::: Task inputs

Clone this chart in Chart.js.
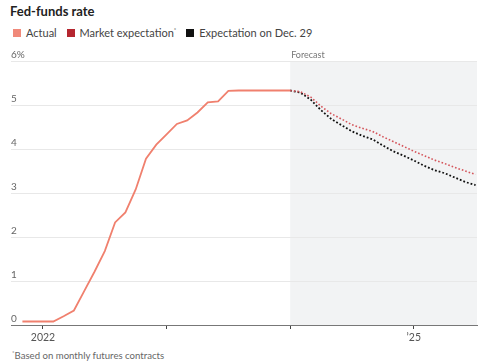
<!DOCTYPE html>
<html>
<head>
<meta charset="utf-8">
<script src="https://cdn.jsdelivr.net/npm/chart.js@4"></script>
<style>
  body { margin: 0; width: 500px; height: 364px; background: #fff; font-family: Lato, "Noto Sans", sans-serif; position: relative; overflow: hidden; }
  #title { position: absolute; left: 10px; top: 3px; font-size: 13px; font-weight: bold; color: #222; }
  #legend { position: absolute; left: 13px; top: 26px; font-size: 11px; color: #444; white-space: nowrap; }
  #legend span.item { margin-right: 7px; }
  #legend i { display: inline-block; width: 8px; height: 8px; margin-right: 5px; vertical-align: 0px; }
  #legend sup { font-size: 6px; vertical-align: 5px; }
  #note { position: absolute; left: 12px; top: 349px; font-size: 9.6px; color: #666; }
  #note sup { font-size: 6px; vertical-align: 4px; }
  #wrap { position: absolute; left: 0; top: 0; width: 500px; height: 364px; }
</style>
</head>
<body>
<div id="title">Fed-funds rate</div>
<div id="legend">
  <span class="item"><i style="background:#f0897a"></i>Actual</span>
  <span class="item"><i style="background:#b5262f"></i>Market expectation<sup>*</sup></span>
  <span class="item"><i style="background:#111"></i>Expectation on Dec. 29</span>
</div>
<div id="note"><sup>*</sup>Based on monthly futures contracts</div>
<div id="wrap"><canvas id="fed_chart"></canvas></div>
<script>
// months counted from Jan 2022 = 0
const actual_months = [-2, -1, 0, 1, 2, 3, 4, 5, 6, 7, 8, 9, 10, 11, 12, 13, 14, 15, 16, 17, 18, 19, 20, 21, 22, 23, 24];
const actual_rate = [0.08, 0.08, 0.08, 0.08, 0.20, 0.33, 0.77, 1.21, 1.68, 2.33, 2.56, 3.08, 3.78, 4.10, 4.33, 4.57, 4.65, 4.83, 5.06, 5.08, 5.32, 5.33, 5.33, 5.33, 5.33, 5.33, 5.33];

const forecast_months = [24, 25, 26, 27, 28, 29, 30, 31, 32, 33, 34, 35, 36, 37, 38, 39, 40, 41, 42];
const market_rate = [5.33, 5.30, 5.18, 4.97, 4.80, 4.68, 4.55, 4.47, 4.40, 4.28, 4.17, 4.06, 3.95, 3.85, 3.75, 3.67, 3.58, 3.50, 3.42];
const dec29_rate = [5.33, 5.28, 5.12, 4.88, 4.68, 4.54, 4.40, 4.30, 4.22, 4.08, 3.95, 3.85, 3.74, 3.62, 3.52, 3.45, 3.35, 3.25, 3.18];

const x_ticks = [0, 12, 24, 36];
const x_tick_labels = { 0: "2022", 36: "\u201925" };
const y_ticks = [0, 1, 2, 3, 4, 5, 6];
const forecast_start = 24;

function pairs(xs, ys) {
  return xs.map((x, i) => ({ x: x, y: ys[i] }));
}

const shade_plugin = {
  id: "shade",
  beforeDraw(chart) {
    const ctx = chart.ctx;
    const area = chart.chartArea;
    const x0 = chart.scales.x.getPixelForValue(forecast_start);
    ctx.save();
    ctx.fillStyle = "#f2f3f4";
    ctx.fillRect(x0, area.top, area.right - x0, area.bottom - area.top);
    ctx.fillStyle = "#777";
    ctx.font = "9px Lato, 'Noto Sans', sans-serif";
    ctx.textBaseline = "bottom";
    ctx.fillText("Forecast", x0 + 1, area.top - 1);
    ctx.restore();
  },
};

const fed_ctx = document.getElementById("fed_chart");

const fed_chart = new Chart(fed_ctx, {
  type: "line",
  data: {
    datasets: [
      {
        data: pairs(actual_months, actual_rate),
        borderColor: "#f0806e",
        borderWidth: 1.8,
        pointRadius: 0,
      },
      {
        data: pairs(forecast_months, market_rate),
        borderColor: "#d4545a",
        borderWidth: 1.6,
        borderDash: [1.6, 2],
        pointRadius: 0,
      },
      {
        data: pairs(forecast_months, dec29_rate),
        borderColor: "#111",
        borderWidth: 1.8,
        borderDash: [1.8, 2],
        pointRadius: 0,
      },
    ],
  },
  plugins: [shade_plugin],
  options: {
    responsive: true,
    maintainAspectRatio: false,
    animation: false,
    layout: {
      padding: { top: 61, left: 11, right: 23, bottom: 0 },
    },
    plugins: {
      legend: { display: false },
      tooltip: { enabled: false },
    },
    scales: {
      x: {
        type: "linear",
        min: -3.107,
        max: 42.14,
        afterBuildTicks: (s) => {
          s.ticks = x_ticks.map((v) => ({ value: v }));
        },
        afterFit: (s) => {
          s.height = 39;
        },
        ticks: {
          autoSkip: false,
          maxRotation: 0,
          padding: 2,
          color: "#555",
          font: { family: "Lato", size: 10.5 },
          callback: (v) => x_tick_labels[v] || "",
        },
        grid: {
          drawOnChartArea: false,
          drawTicks: true,
          tickLength: 4,
          color: "#444",
        },
        border: { color: "#777", width: 1 },
      },
      y: {
        min: 0,
        max: 6,
        afterBuildTicks: (s) => {
          s.ticks = y_ticks.map((v) => ({ value: v }));
        },
        afterFit: (s) => {
          s.width = 0;
        },
        ticks: {
          mirror: true,
          padding: 0,
          labelOffset: -6,
          color: "#666",
          font: { family: "Lato", size: 10 },
          callback: (v) => (v == 6 ? "6%" : v),
        },
        grid: {
          color: "#e8e8e8",
          drawTicks: false,
        },
        border: { display: false },
      },
    },
  },
});
</script>
</body>
</html>
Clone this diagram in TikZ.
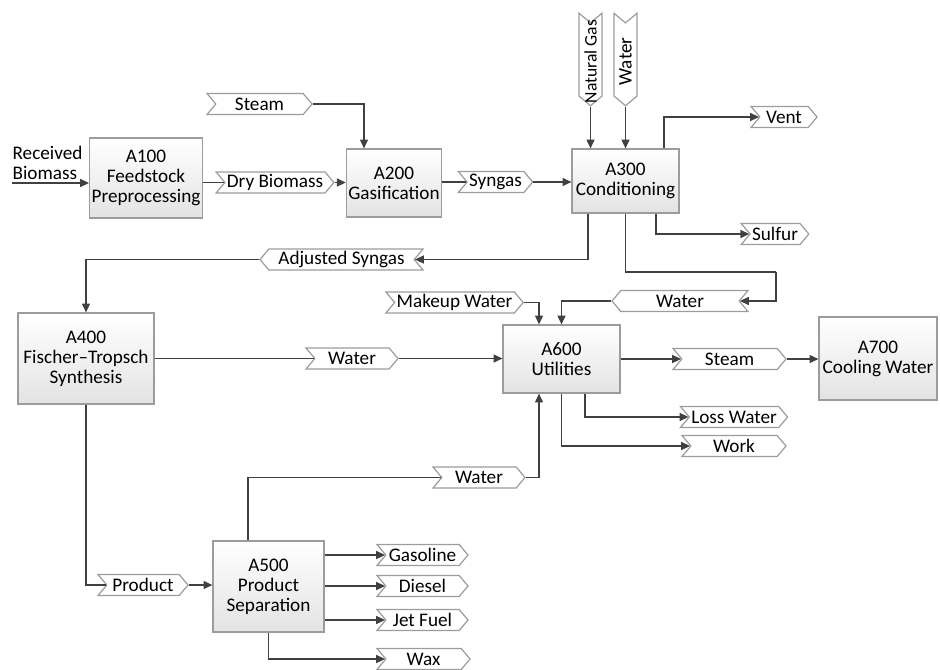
\documentclass[tikz,border=0pt]{standalone}
\usepackage{fontspec}
\setmainfont{Carlito}
\usetikzlibrary{shapes.symbols,arrows.meta}
\definecolor{edge}{HTML}{9C9C9C}
\definecolor{flow}{HTML}{404040}

\begin{document}
\begin{tikzpicture}[x=0.5pt,y=-0.5pt,>={Triangle[length=4.4pt,width=4pt]},
	font=\fontsize{9.6}{10}\selectfont,
	unitbox/.style={draw=edge,top color=white,bottom color=gray!22,align=center,inner sep=1pt},
	stream/.style={signal,signal to=east,signal from=west,draw=edge,fill=white,
		signal pointer angle=100,minimum height=10.5pt,inner sep=1pt},
	streamback/.style={stream,signal to=west,signal from=east},
	streamdown/.style={stream,signal to=south,signal from=north,minimum height=43.5pt,minimum width=11.5pt},
	every path/.append style={draw=flow,line width=0.6pt}]
	\path[use as bounding box,draw=none] (0,0) rectangle (940,669);

	\node[unitbox,minimum width=56pt,minimum height=40pt] (a100) at (146,178) {A100\\Feedstock\\Preprocessing};
	\node[unitbox,minimum width=47pt,minimum height=34pt] (a200) at (394,183) {A200\\Gasification};
	\node[unitbox,minimum width=53.5pt,minimum height=32pt] (a300) at (625.5,181) {A300\\Conditioning};
	\node[unitbox,minimum width=68pt,minimum height=45.5pt] (a400) at (86,358.5) {A400\\Fischer–Tropsch\\Synthesis};
	\node[unitbox,minimum width=55.5pt,minimum height=45.5pt] (a500) at (268.5,586.5) {A500\\Product\\Separation};
	\node[unitbox,minimum width=58.5pt,minimum height=34pt] (a600) at (561.5,359) {A600\\Utilities};
	\node[unitbox,minimum width=59pt,minimum height=41.5pt] (a700) at (878,358.5) {A700\\Cooling Water};

	\node[stream,minimum width=52.5pt] (steamin) at (259.5,104) {Steam};
	\node[stream,minimum width=53pt] (drybio) at (275,182.5) {Dry Biomass};
	\node[stream,minimum width=33.5pt] (syngas) at (495.5,182) {Syngas};
	\node[streamdown,font=\fontsize{8.8}{10}\selectfont] (natgas) at (590.5,59.5) {\rotatebox{90}{\makebox[30pt]{\hspace*{-2pt}Natural Gas}}};
	\node[streamdown] (waterin) at (625.5,59.5) {\rotatebox{90}{\makebox[30pt]{\hspace*{-2pt}Water}}};
	\node[stream,minimum width=33pt] (vent) at (784,117) {Vent};
	\node[stream,minimum width=33pt] (sulfur) at (775,234) {Sulfur};
	\node[streamback,minimum width=81.5pt] (adjsyn) at (341.5,259.5) {Adjusted Syngas};
	\node[stream,minimum width=61.5pt] (makeup) at (454.5,302.5) {Makeup Water};
	\node[streamback,minimum width=68pt] (waterret) at (680,301) {Water};
	\node[stream,minimum width=46pt] (waterft) at (352,358.5) {Water};
	\node[stream,minimum width=56.5pt] (steamout) at (729.5,359) {Steam};
	\node[stream,minimum width=52pt] (losswater) at (734,417) {Loss Water};
	\node[stream,minimum width=52pt] (work) at (734,446) {Work};
	\node[stream,minimum width=46pt] (watersep) at (479,477.5) {Water};
	\node[stream,minimum width=45.5pt] (gasoline) at (422.5,555) {Gasoline};
	\node[stream,minimum width=45.5pt] (diesel) at (422.5,586) {Diesel};
	\node[stream,minimum width=45.5pt] (jetfuel) at (422.5,620) {Jet Fuel};
	\node[stream,minimum width=46.5pt] (wax) at (423.5,659) {Wax};
	\node[stream,minimum width=45pt] (product) at (143,585) {Product};

	\node[align=left,anchor=south west,inner sep=0pt] (rbtext) at (12,180) {Received\\Biomass};
	\coordinate (rb) at (12,183);
	\coordinate (bendret) at (776,272);

	\draw[->] (rb) -- (rb -| a100.west);
	\draw (a100.east |- drybio) -- (drybio.west);
	\draw[->] (drybio.east) -- (drybio.east -| a200.west);
	\draw[->] (steamin.east) -| ([xshift=-15pt]a200.north);
	\draw (a200.east |- syngas) -- (syngas.west);
	\draw[->] (syngas.east) -- (syngas.east -| a300.west);
	\draw[->] (natgas.south) -- (natgas.south |- a300.north);
	\draw[->] (waterin.south) -- (waterin.south |- a300.north);
	\draw[->] ([xshift=19.25pt]a300.north) |- (vent.west);
	\draw[->] ([xshift=15.25pt]a300.south) |- (sulfur.west);
	\draw[->] ([xshift=-18.75pt]a300.south) |- (adjsyn.east);
	\draw[->] (adjsyn.west) -| (a400.north);
	\draw (a300.south) |- (bendret);
	\draw[->] (bendret) |- (waterret.east);
	\draw[->] (waterret.west) -| (a600.north);
	\draw[->] (makeup.east) -| ([xshift=-11.25pt]a600.north);
	\draw (a400.east |- waterft) -- (waterft.west);
	\draw[->] (waterft.east) -- (waterft.east -| a600.west);
	\draw[->] (a600.east |- steamout) -- (steamout.west);
	\draw[->] (steamout.east) -- (steamout.east -| a700.west);
	\draw[->] ([xshift=11.75pt]a600.south) |- (losswater.west);
	\draw[->] (a600.south) |- (work.west);
	\draw ([xshift=-10.25pt]a500.north) |- (watersep.west);
	\draw[->] (watersep.east) -| ([xshift=-11.25pt]a600.south);
	\draw (a400.south) |- (product.west);
	\draw[->] (product.east) -- (product.east -| a500.west);
	\draw[->] (a500.east |- gasoline) -- (gasoline.west);
	\draw[->] (a500.east |- diesel) -- (diesel.west);
	\draw[->] (a500.east |- jetfuel) -- (jetfuel.west);
	\draw[->] (a500.south) |- (wax.west);
\end{tikzpicture}
\end{document}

::::::

Task: Take out nothing but the lines from the one containing "Clone this diagram in TikZ." to the one containing "(0,0) rectangle (940,669);", inclusive, retyped exactly. Drop the pictures.

Exercise solution:
Clone this diagram in TikZ.
\documentclass[tikz,border=0pt]{standalone}
\usepackage{fontspec}
\setmainfont{Carlito}
\usetikzlibrary{shapes.symbols,arrows.meta}
\definecolor{edge}{HTML}{9C9C9C}
\definecolor{flow}{HTML}{404040}

\begin{document}
\begin{tikzpicture}[x=0.5pt,y=-0.5pt,>={Triangle[length=4.4pt,width=4pt]},
	font=\fontsize{9.6}{10}\selectfont,
	unitbox/.style={draw=edge,top color=white,bottom color=gray!22,align=center,inner sep=1pt},
	stream/.style={signal,signal to=east,signal from=west,draw=edge,fill=white,
		signal pointer angle=100,minimum height=10.5pt,inner sep=1pt},
	streamback/.style={stream,signal to=west,signal from=east},
	streamdown/.style={stream,signal to=south,signal from=north,minimum height=43.5pt,minimum width=11.5pt},
	every path/.append style={draw=flow,line width=0.6pt}]
	\path[use as bounding box,draw=none] (0,0) rectangle (940,669);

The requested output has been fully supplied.